▸ Listed records:
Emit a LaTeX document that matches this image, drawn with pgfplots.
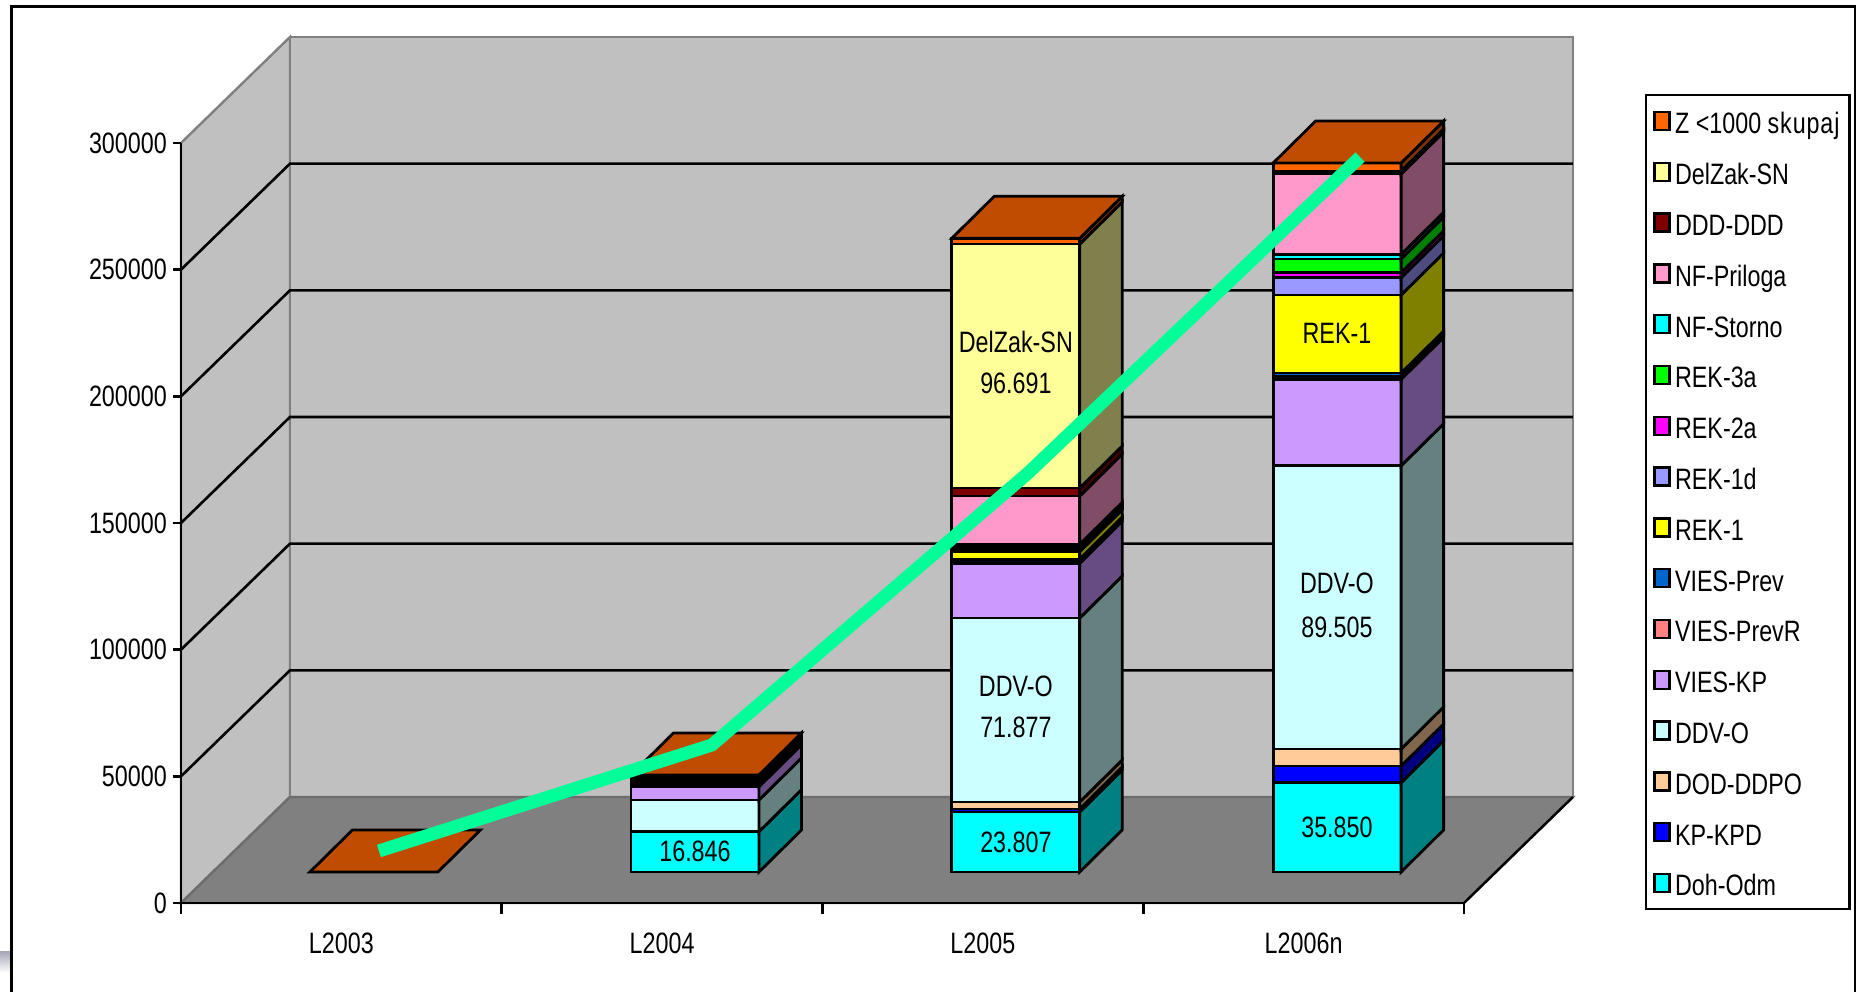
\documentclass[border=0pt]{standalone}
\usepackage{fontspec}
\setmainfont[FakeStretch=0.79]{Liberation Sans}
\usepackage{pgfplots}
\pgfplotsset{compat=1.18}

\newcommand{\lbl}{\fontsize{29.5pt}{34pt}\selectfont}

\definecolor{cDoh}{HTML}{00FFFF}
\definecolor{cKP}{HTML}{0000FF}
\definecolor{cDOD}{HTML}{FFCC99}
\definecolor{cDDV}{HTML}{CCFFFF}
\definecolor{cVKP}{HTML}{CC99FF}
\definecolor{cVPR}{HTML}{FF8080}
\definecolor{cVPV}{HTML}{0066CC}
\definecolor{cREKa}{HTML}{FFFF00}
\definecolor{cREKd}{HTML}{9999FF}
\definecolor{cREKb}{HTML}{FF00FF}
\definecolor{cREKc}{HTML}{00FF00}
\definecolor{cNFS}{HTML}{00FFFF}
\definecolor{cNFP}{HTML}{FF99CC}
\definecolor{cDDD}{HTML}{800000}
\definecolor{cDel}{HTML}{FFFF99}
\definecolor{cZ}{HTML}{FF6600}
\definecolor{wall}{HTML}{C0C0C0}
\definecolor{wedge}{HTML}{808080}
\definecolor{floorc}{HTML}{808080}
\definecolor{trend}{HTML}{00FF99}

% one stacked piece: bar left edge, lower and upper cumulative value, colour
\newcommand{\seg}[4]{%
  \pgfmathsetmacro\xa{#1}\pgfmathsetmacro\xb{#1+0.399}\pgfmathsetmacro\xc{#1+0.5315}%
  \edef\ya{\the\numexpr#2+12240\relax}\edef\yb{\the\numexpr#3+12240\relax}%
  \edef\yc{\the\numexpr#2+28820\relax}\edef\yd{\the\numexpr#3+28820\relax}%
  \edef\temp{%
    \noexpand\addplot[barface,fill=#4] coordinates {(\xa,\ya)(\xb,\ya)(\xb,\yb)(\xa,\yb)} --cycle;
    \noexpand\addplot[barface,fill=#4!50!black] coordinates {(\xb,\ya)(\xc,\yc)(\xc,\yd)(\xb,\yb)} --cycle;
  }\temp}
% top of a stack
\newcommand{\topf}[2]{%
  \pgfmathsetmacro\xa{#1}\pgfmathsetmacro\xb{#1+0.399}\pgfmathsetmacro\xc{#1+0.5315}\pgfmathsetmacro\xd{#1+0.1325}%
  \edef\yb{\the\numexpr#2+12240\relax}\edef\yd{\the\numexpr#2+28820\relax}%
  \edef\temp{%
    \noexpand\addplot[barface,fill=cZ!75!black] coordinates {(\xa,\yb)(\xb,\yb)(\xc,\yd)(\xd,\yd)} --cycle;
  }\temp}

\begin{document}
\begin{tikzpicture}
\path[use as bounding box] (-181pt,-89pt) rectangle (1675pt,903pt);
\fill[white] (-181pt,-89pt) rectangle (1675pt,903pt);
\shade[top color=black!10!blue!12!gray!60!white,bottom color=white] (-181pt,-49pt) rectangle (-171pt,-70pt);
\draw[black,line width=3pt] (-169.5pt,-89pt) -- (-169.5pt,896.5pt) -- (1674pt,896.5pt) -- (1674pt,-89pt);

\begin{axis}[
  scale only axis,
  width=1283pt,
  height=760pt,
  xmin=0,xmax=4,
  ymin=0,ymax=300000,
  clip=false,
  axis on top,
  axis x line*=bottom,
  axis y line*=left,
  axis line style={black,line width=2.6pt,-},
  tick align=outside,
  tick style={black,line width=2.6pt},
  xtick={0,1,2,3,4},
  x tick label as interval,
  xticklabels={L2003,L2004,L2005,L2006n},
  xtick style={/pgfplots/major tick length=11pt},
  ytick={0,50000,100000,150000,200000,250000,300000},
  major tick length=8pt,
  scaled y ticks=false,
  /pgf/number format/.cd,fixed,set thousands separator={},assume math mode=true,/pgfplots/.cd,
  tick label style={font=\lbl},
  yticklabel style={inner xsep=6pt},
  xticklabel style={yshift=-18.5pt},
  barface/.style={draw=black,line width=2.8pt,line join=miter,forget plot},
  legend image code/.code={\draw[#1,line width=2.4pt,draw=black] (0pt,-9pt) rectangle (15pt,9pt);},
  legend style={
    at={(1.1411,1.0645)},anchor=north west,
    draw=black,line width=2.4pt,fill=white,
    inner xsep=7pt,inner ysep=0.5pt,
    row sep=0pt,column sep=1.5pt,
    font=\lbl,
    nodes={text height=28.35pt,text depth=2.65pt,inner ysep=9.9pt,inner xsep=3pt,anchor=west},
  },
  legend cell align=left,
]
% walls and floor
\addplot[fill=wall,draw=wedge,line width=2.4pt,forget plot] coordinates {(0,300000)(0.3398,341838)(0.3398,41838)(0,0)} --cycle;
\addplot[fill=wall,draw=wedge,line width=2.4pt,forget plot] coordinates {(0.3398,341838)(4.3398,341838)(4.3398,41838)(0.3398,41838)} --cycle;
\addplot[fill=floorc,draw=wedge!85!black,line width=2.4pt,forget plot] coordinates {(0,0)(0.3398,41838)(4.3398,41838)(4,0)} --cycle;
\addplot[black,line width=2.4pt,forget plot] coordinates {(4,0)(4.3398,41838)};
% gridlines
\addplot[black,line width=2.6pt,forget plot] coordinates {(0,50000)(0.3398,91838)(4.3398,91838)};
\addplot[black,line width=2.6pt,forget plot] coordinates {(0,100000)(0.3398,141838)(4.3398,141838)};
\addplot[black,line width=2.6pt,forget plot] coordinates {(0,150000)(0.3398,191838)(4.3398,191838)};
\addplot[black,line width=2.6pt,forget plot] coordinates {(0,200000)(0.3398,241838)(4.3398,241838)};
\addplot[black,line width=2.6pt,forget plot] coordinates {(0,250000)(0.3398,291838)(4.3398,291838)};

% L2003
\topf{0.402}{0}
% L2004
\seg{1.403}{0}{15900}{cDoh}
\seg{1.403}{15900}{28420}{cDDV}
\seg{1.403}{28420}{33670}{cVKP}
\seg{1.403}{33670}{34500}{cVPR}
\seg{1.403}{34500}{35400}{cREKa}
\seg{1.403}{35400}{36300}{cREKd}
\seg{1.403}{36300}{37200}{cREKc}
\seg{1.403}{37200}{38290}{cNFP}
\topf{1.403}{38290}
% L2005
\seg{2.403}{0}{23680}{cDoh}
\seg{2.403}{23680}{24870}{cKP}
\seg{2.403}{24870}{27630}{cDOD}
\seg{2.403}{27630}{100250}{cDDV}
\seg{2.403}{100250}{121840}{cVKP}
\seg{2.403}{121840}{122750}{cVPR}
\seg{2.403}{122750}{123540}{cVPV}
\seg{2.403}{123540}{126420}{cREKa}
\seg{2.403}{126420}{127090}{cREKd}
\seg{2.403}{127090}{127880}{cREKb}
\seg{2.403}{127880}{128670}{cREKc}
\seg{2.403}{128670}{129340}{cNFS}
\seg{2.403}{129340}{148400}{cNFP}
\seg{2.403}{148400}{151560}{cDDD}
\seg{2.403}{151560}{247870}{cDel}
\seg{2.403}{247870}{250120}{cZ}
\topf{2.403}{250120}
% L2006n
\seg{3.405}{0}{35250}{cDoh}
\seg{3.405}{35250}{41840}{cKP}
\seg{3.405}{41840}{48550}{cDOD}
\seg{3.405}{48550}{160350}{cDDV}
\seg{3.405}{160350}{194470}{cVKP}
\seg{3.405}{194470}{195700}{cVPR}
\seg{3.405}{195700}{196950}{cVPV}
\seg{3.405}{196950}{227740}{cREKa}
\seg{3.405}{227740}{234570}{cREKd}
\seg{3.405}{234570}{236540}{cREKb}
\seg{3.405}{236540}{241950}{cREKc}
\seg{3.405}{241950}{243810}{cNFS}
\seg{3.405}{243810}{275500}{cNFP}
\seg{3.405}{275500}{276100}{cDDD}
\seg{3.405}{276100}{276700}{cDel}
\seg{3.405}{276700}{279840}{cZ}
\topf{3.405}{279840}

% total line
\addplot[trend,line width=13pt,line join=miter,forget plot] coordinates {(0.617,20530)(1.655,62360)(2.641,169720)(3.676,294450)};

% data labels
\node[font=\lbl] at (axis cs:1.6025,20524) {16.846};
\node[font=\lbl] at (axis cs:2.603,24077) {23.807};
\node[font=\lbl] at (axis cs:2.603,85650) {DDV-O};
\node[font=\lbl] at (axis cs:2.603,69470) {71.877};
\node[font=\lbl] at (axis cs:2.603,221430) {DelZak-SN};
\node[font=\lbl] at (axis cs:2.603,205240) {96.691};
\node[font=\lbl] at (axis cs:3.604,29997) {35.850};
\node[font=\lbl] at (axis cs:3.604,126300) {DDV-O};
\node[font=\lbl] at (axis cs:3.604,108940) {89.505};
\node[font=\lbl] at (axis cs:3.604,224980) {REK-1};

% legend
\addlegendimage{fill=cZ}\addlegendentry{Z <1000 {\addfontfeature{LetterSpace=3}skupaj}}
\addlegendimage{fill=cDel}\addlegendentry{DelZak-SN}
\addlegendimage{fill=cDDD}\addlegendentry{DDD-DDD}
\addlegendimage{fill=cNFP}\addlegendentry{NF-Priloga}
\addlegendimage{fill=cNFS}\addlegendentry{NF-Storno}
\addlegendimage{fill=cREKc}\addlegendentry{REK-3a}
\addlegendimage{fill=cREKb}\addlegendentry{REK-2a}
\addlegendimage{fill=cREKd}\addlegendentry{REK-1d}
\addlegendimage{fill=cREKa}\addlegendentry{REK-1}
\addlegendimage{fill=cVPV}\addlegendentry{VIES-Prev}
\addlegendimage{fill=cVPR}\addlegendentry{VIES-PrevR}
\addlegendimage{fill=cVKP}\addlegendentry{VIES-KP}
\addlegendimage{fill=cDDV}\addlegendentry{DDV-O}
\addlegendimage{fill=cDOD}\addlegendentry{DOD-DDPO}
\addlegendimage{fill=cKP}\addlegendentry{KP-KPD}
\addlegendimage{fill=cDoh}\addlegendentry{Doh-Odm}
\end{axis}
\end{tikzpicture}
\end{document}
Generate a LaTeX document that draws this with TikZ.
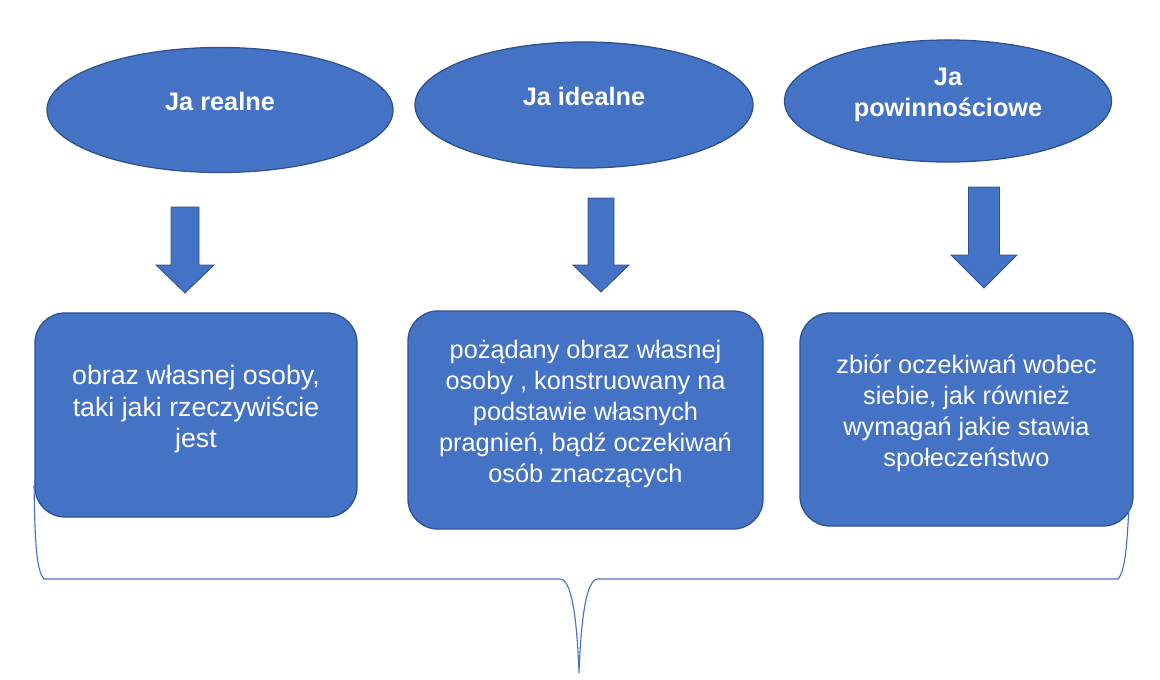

▸ To be done:
Among the records above, how many lines carry the string "LaTeX"? Reply with the number alone.

▸ Result of this task:
2